RECORDS FOR PROCESSING:

------------------------------------------------------------------------

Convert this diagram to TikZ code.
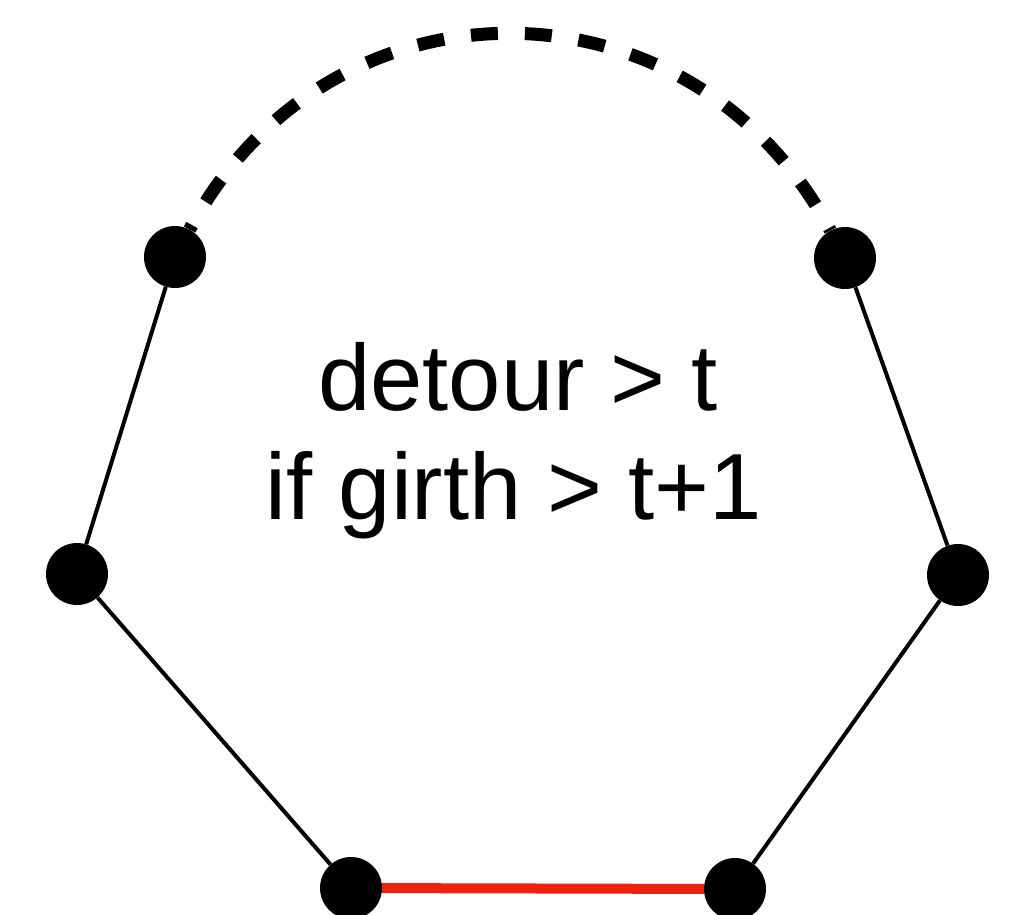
\documentclass[tikz,border=0pt]{standalone}
\usepackage{fontspec}
\setmainfont{Liberation Sans}
\definecolor{edgered}{HTML}{EE2211}
\begin{document}
\begin{tikzpicture}[x=1pt,y=-1pt,
  vertex/.style={circle,fill=black,inner sep=0pt,minimum size=62pt},
  edge/.style={line width=4pt,black},
  rededge/.style={line width=10pt,edgered},
  detourline/.style={line width=13pt,dash pattern=on 27pt off 27pt,dash phase=22pt},
  label/.style={anchor=base,inner sep=0pt,font=\fontsize{94}{109}\selectfont}]
\useasboundingbox (0,0) rectangle (1009,914);
\clip (0,0) rectangle (1009,914);
\node[vertex] (A) at (175,257) {};
\node[vertex] (B) at (845,258) {};
\node[vertex] (C) at (77,574) {};
\node[vertex] (D) at (958,575) {};
\node[vertex] (E) at (351,888) {};
\node[vertex] (F) at (735,889) {};
\draw[edge] (A) -- (C);
\draw[edge] (C) -- (E);
\draw[edge] (B) -- (D);
\draw[edge] (D) -- (F);
\draw[rededge] (E) -- (F);
\draw[detourline] (A.62) .. controls +(-62:297) and +(-118:297) .. (B.118);
\node[label] (t1) at (518,410) {detour > t};
\node[label] (t2) at (514,519) {if girth > t+1};
\end{tikzpicture}
\end{document}
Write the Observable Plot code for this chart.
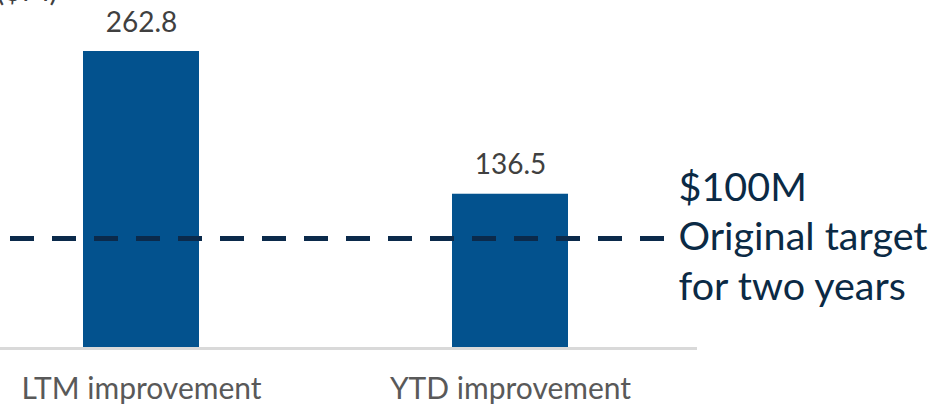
<!DOCTYPE html>
<html>
<head>
<meta charset="utf-8">
<script src="https://cdn.jsdelivr.net/npm/d3@7"></script>
<script src="https://cdn.jsdelivr.net/npm/@observablehq/plot@0.6"></script>
<style>
  html, body { margin: 0; padding: 0; background: #fff; }
  svg { display: block; }
</style>
</head>
<body>
<div id="chart"></div>
<script>
const categories = ["LTM improvement", "YTD improvement"];
const values = [262.8, 136.5];
const valueLabels = ["262.8", "136.5"];
const targetValue = 100;
const targetLabel = "$100M\nOriginal target\nfor two years";
const unitLabel = "($M)";

const data = categories.map((c, i) => ({category: c, value: values[i], label: valueLabels[i]}));

const chart = Plot.plot({
  width: 940,
  height: 405,
  marginTop: 51,
  marginBottom: 57,
  marginLeft: 10,
  marginRight: 275,
  style: {fontFamily: "Lato, 'Open Sans', sans-serif", background: "#fff"},
  x: {domain: categories, range: [83, 568.5], paddingInner: 0.686, paddingOuter: 0, axis: null},
  y: {domain: [0, d3.max(values)], axis: null},
  marks: [
    Plot.barY(data, {x: "category", y: "value", fill: "#03528E"}),
    Plot.ruleY([0], {stroke: "#d9d9d9", strokeWidth: 3, insetLeft: -10, insetRight: -32}),
    Plot.ruleY([targetValue], {stroke: "#0b2a4b", strokeWidth: 5, strokeDasharray: "24 18", dy: 3}),
    Plot.text(data, {x: "category", y: "value", text: "label", dy: -20, lineAnchor: "bottom", fontSize: 28, fill: "#404040"}),
    Plot.text(data, {x: "category", y: 0, text: "category", dy: 50, lineAnchor: "bottom", fontSize: 30, fill: "#595959"}),
    Plot.text([targetValue], {y: d => d, text: () => targetLabel, frameAnchor: "right", textAnchor: "start", lineAnchor: "middle", dx: 13, dy: -1, lineHeight: 1.26, fontSize: 39.5, fill: "#0b2a45"}),
    Plot.text([unitLabel], {text: d => d, frameAnchor: "top-left", textAnchor: "end", lineAnchor: "bottom", dx: 47, dy: -51, fontSize: 30, fill: "#404040"})
  ]
});
document.getElementById("chart").append(chart);
</script>
</body>
</html>
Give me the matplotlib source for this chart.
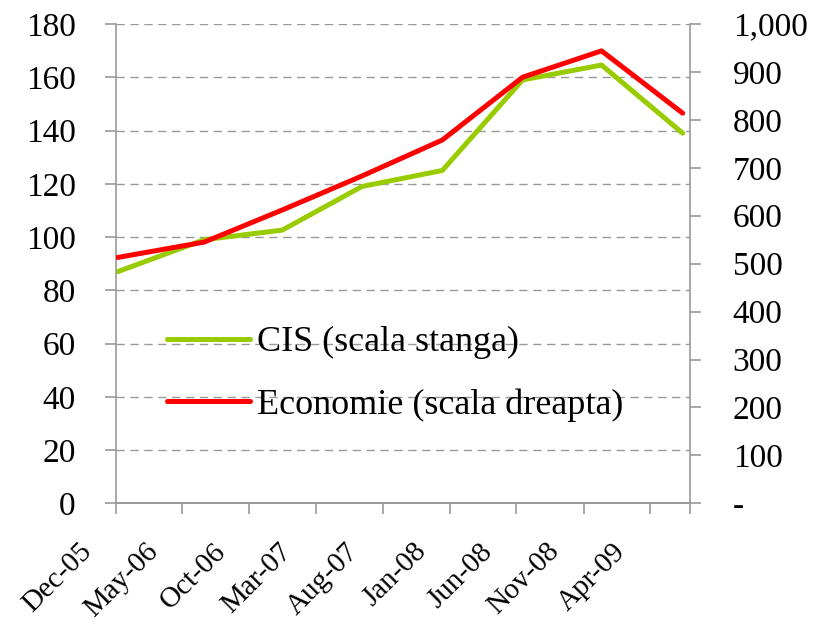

------------------------------------------------------------------------

TASK DETAILS: Repeat exactly the lines from the first line of the records above through the line containing "const data = categories.map((c, i)", leaving out the pictures.

TASK RESULT:
Convert this diagram to TikZ code.
\documentclass[tikz,border=0pt]{standalone}
\usepackage{fontspec}
\setmainfont{Liberation Sans}
\definecolor{edgered}{HTML}{EE2211}
\begin{document}
\begin{tikzpicture}[x=1pt,y=-1pt,
  vertex/.style={circle,fill=black,inner sep=0pt,minimum size=62pt},
  edge/.style={line width=4pt,black},
  rededge/.style={line width=10pt,edgered},
  detourline/.style={line width=13pt,dash pattern=on 27pt off 27pt,dash phase=22pt},
  label/.style={anchor=base,inner sep=0pt,font=\fontsize{94}{109}\selectfont}]
\useasboundingbox (0,0) rectangle (1009,914);
\clip (0,0) rectangle (1009,914);
\node[vertex] (A) at (175,257) {};
\node[vertex] (B) at (845,258) {};
\node[vertex] (C) at (77,574) {};
\node[vertex] (D) at (958,575) {};
\node[vertex] (E) at (351,888) {};
\node[vertex] (F) at (735,889) {};
\draw[edge] (A) -- (C);
\draw[edge] (C) -- (E);
\draw[edge] (B) -- (D);
\draw[edge] (D) -- (F);
\draw[rededge] (E) -- (F);
\draw[detourline] (A.62) .. controls +(-62:297) and +(-118:297) .. (B.118);
\node[label] (t1) at (518,410) {detour > t};
\node[label] (t2) at (514,519) {if girth > t+1};
\end{tikzpicture}
\end{document}
Write the Observable Plot code for this chart.
<!DOCTYPE html>
<html>
<head>
<meta charset="utf-8">
<script src="https://cdn.jsdelivr.net/npm/d3@7"></script>
<script src="https://cdn.jsdelivr.net/npm/@observablehq/plot@0.6"></script>
<style>
  html, body { margin: 0; padding: 0; background: #fff; }
  svg { display: block; }
</style>
</head>
<body>
<div id="chart"></div>
<script>
const categories = ["LTM improvement", "YTD improvement"];
const values = [262.8, 136.5];
const valueLabels = ["262.8", "136.5"];
const targetValue = 100;
const targetLabel = "$100M\nOriginal target\nfor two years";
const unitLabel = "($M)";

const data = categories.map((c, i) => ({category: c, value: values[i], label: valueLabels[i]}));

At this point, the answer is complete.